THE education secretary, Charles Clarke, chose the conference of the second largest teachers' union, the NASUWT, to launch a tirade against anyone who dares to oppose him. He attacked the larger National Union of Teachers (NUT) and its leader Doug McAvoy for refusing to agree to a plan to 'remodel' the job of teaching. The leaders of the NASUWT signed up to the agreement in January.
Despite their assurances, the government hopes to use it to reduce the number of teachers by getting appallingly paid teaching assistants to take classes instead. Implementation of the agreement and the gathering revolt over national tests (SATs) are set to dominate schools from September.
After a short debate the NASUWT conference voted overwhelmingly with the leadership to back the agreement.
'I accept the vote,' one delegate told Socialist Worker, 'But I hold no trust for this government. And it does not make me feel good to be lined up by Charles Clarke to have a go at fellow trade unionists in the NUT.'
That is Clarke's aim as he enters months of possible confrontation that goes to the heart of New Labour's two-tier education system. He praised what he called 'modern, responsible' trade unionism at the NASUWT and contrasted it with the NUT union, which he implied was in the grip of 'militants'.
In fact the NUT conference unanimously called for a boycott of the SATs tests and for opposition to reducing the role of teachers. And significant numbers of NASUWT delegates said privately that there was a strong feeling for joining the boycott of SATs and for opposing the government's deal among members in their schools.

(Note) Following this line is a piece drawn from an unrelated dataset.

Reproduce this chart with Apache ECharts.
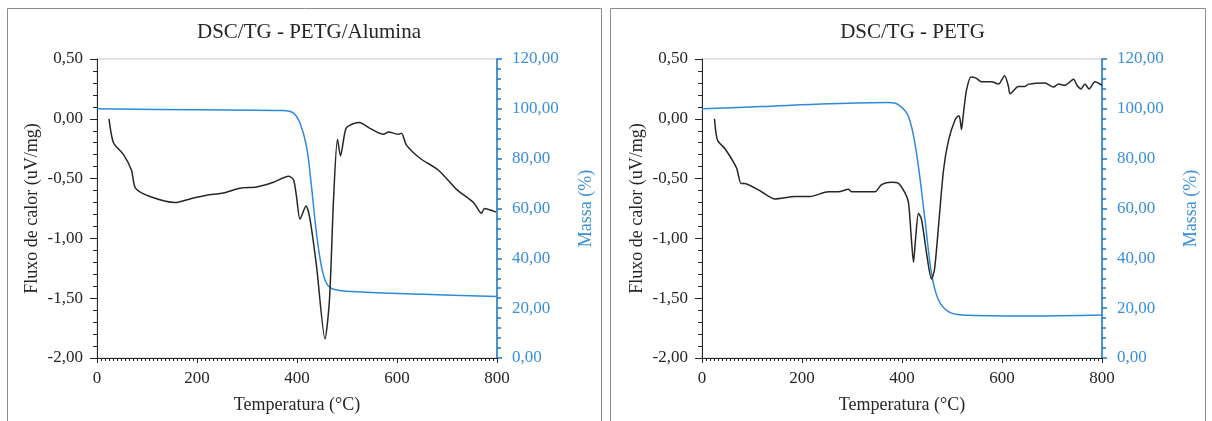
<!DOCTYPE html>
<html>
<head>
<meta charset="utf-8">
<script src="https://cdn.jsdelivr.net/npm/echarts@6/dist/echarts.min.js"></script>
<style>
  html, body { margin: 0; padding: 0; background: #ffffff; }
  #chart { width: 1212px; height: 421px; }
</style>
</head>
<body>
<div id="chart"></div>
<script>
// PETG/Alumina — DSC heat flow (uV/mg) vs temperature (°C)
const aluminaDscTemp = [24, 33, 53, 69, 77, 106, 156, 186, 219, 253, 286, 319, 353, 383, 393, 399, 406, 418, 426, 439, 456, 465, 473, 481, 487, 498, 513, 525, 546, 573, 583, 603, 609, 619, 646, 683, 719, 753, 769, 775, 798];
const aluminaDsc     = [0.00, -0.20, -0.30, -0.43, -0.58, -0.65, -0.70, -0.67, -0.64, -0.62, -0.58, -0.57, -0.53, -0.48, -0.51, -0.65, -0.84, -0.73, -0.84, -1.23, -1.84, -1.51, -0.68, -0.17, -0.31, -0.08, -0.04, -0.03, -0.08, -0.13, -0.11, -0.13, -0.12, -0.22, -0.33, -0.43, -0.59, -0.70, -0.79, -0.75, -0.78];

// PETG/Alumina — TG mass (%) vs temperature (°C)
const aluminaTgTemp = [0, 200, 372, 393, 406, 419, 429, 439, 449, 459, 473, 519, 653, 800];
const aluminaTg     = [100.0, 99.6, 99.3, 98.3, 94.3, 84.9, 68.8, 50.0, 36.7, 30.0, 27.6, 26.6, 25.6, 24.7];

// PETG — DSC heat flow (uV/mg) vs temperature (°C)
const petgDscTemp = [25, 31, 46, 69, 78, 84, 119, 146, 186, 216, 253, 273, 293, 299, 346, 359, 379, 393, 406, 413, 418, 423, 427, 433, 439, 449, 459, 465, 473, 483, 493, 506, 513, 516, 519, 523, 529, 538, 548, 559, 579, 593, 605, 613, 616, 633, 646, 653, 686, 703, 713, 726, 743, 750, 758, 766, 774, 786, 800];
const petgDsc     = [0.00, -0.18, -0.25, -0.41, -0.54, -0.54, -0.61, -0.67, -0.65, -0.65, -0.61, -0.61, -0.59, -0.61, -0.61, -0.55, -0.53, -0.54, -0.62, -0.70, -0.96, -1.20, -1.01, -0.79, -0.84, -1.12, -1.34, -1.26, -0.90, -0.43, -0.18, -0.01, 0.025, 0.00, -0.09, 0.05, 0.24, 0.35, 0.34, 0.31, 0.31, 0.29, 0.36, 0.27, 0.21, 0.27, 0.27, 0.29, 0.30, 0.265, 0.29, 0.28, 0.33, 0.28, 0.25, 0.29, 0.25, 0.31, 0.28];

// PETG — TG mass (%) vs temperature (°C)
const petgTgTemp = [0, 119, 253, 373, 393, 413, 429, 446, 459, 473, 493, 519, 653, 800];
const petgTg     = [100.0, 100.9, 102.0, 102.5, 101.6, 96.9, 82.2, 55.4, 34.0, 23.3, 18.6, 17.3, 16.9, 17.3];

// Axis ticks
const xTicks = { min: 0, max: 800, interval: 200 };
const dscTicks = { min: -2, max: 0.5, interval: 0.5 };
const massTicks = { min: 0, max: 120, interval: 20 };

const titles = ['DSC/TG - PETG/Alumina', 'DSC/TG - PETG'];

const zip = (xs, ys) => xs.map((x, i) => [x, ys[i]]);
const commaFmt = v => v.toFixed(2).replace('.', ',');

const FONT = "'Liberation Serif', 'DejaVu Serif', serif";
const BLACK = '#262626';
const BLUE_LINE = '#2f8ad8';
const BLUE_AXIS = '#1b78c9';
const BLUE_TEXT = '#3a8fd8';

const panels = [
  { left: 97, box: [7, 8, 594, 420], dsc: zip(aluminaDscTemp, aluminaDsc), tg: zip(aluminaTgTemp, aluminaTg) },
  { left: 702, box: [610, 8, 595, 420], dsc: zip(petgDscTemp, petgDsc), tg: zip(petgTgTemp, petgTg) }
];

const grids = [], xAxes = [], yAxes = [], series = [], title = [], graphic = [];

panels.forEach((p, i) => {
  graphic.push({
    type: 'rect', silent: true, z: -1,
    shape: { x: p.box[0] + 0.5, y: p.box[1] + 0.5, width: p.box[2], height: p.box[3] },
    style: { fill: '#ffffff', stroke: '#8c8c8c', lineWidth: 1 }
  });
  title.push({
    text: titles[i],
    left: p.box[0] + p.box[2] / 2, top: 17, textAlign: 'center',
    textStyle: { fontFamily: FONT, fontSize: 21, fontWeight: 'normal', color: BLACK }
  });
  grids.push({
    left: p.left, top: 59, width: 400, height: 299,
    show: true, borderColor: '#c8c8c8', borderWidth: 1, backgroundColor: 'transparent'
  });
  xAxes.push({
    type: 'value', gridIndex: i, min: xTicks.min, max: xTicks.max, interval: xTicks.interval,
    name: 'Temperatura (°C)', nameLocation: 'middle', nameGap: 38,
    nameTextStyle: { fontFamily: FONT, fontSize: 18, color: BLACK },
    axisLine: { show: true, onZero: false, lineStyle: { color: BLACK, width: 1 } },
    axisTick: { show: true, length: 5, lineStyle: { color: BLACK } },
    minorTick: { show: true, splitNumber: 25, length: 3, lineStyle: { color: BLACK } },
    splitLine: { show: false }, minorSplitLine: { show: false },
    axisLabel: { fontFamily: FONT, fontSize: 17, color: BLACK, margin: 12 }
  });
  yAxes.push({
    type: 'value', gridIndex: i, position: 'left',
    min: dscTicks.min, max: dscTicks.max, interval: dscTicks.interval,
    name: 'Fluxo de calor (uV/mg)', nameLocation: 'middle', nameGap: 56,
    nameTextStyle: { fontFamily: FONT, fontSize: 18, color: BLACK },
    axisLine: { show: true, onZero: false, lineStyle: { color: BLACK, width: 1 } },
    axisTick: { show: true, length: 7, lineStyle: { color: BLACK } },
    minorTick: { show: true, splitNumber: 5, length: 4, lineStyle: { color: BLACK } },
    splitLine: { show: false }, minorSplitLine: { show: false },
    axisLabel: { fontFamily: FONT, fontSize: 17, color: BLACK, margin: 14, formatter: commaFmt }
  });
  yAxes.push({
    type: 'value', gridIndex: i, position: 'right',
    min: massTicks.min, max: massTicks.max, interval: massTicks.interval,
    name: 'Massa (%)', nameLocation: 'middle', nameGap: 80,
    nameTextStyle: { fontFamily: FONT, fontSize: 18, color: BLUE_TEXT },
    axisLine: { show: true, onZero: false, lineStyle: { color: BLUE_AXIS, width: 1.5 } },
    axisTick: { show: true, length: 5, lineStyle: { color: BLUE_AXIS, width: 1.5 } },
    minorTick: { show: true, splitNumber: 5, length: 4, lineStyle: { color: BLUE_AXIS, width: 1.5 } },
    splitLine: { show: false }, minorSplitLine: { show: false },
    axisLabel: { fontFamily: FONT, fontSize: 17, color: BLUE_TEXT, margin: 15, formatter: commaFmt }
  });
  series.push({
    type: 'line', name: 'DSC', xAxisIndex: i, yAxisIndex: i * 2,
    data: p.dsc, showSymbol: false, smooth: 0.25,
    lineStyle: { color: BLACK, width: 1.5 }, z: 3
  });
  series.push({
    type: 'line', name: 'TG', xAxisIndex: i, yAxisIndex: i * 2 + 1,
    data: p.tg, showSymbol: false, smooth: 0.35,
    lineStyle: { color: BLUE_LINE, width: 1.5 }, z: 2
  });
});

const chart = echarts.init(document.getElementById('chart'), null, { renderer: 'canvas' });
chart.setOption({
  animation: false,
  backgroundColor: '#ffffff',
  textStyle: { fontFamily: FONT },
  title, graphic, grid: grids, xAxis: xAxes, yAxis: yAxes, series
});
</script>
</body>
</html>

'The government's strategy is divide and rule,' one delegate from the Midlands told Socialist Worker. 'We shouldn't fall for it.' Delegates did vote for the union's executive to call strikes if the government does not provide the money for teachers to progress up the new pay ladder that it has imposed.
But no one in the conference made the point that the 'remodelling' agreement is being funded by limiting teachers' pay rises to below inflation for the next three years. The disagreement between the NASUWT and NUT leaderships over the agreement meant that forces in the NASUWT were able to delete any reference to merging the teacher unions in a debate on the future of their union.
The conference pushed talk of a merger further into the background with a card vote of 89,273 to 65,295. But the minority vote strongly reflected the desire of large numbers of NASUWT members to work with colleagues in the NUT and not be used as a battering ram by the government.
The NUT has recruited 25,000 members over the last year. Local officers report people joining because of the strong stand the union has taken against the government. The NUT's stand against SATs tests will also win wide support among parents and school students.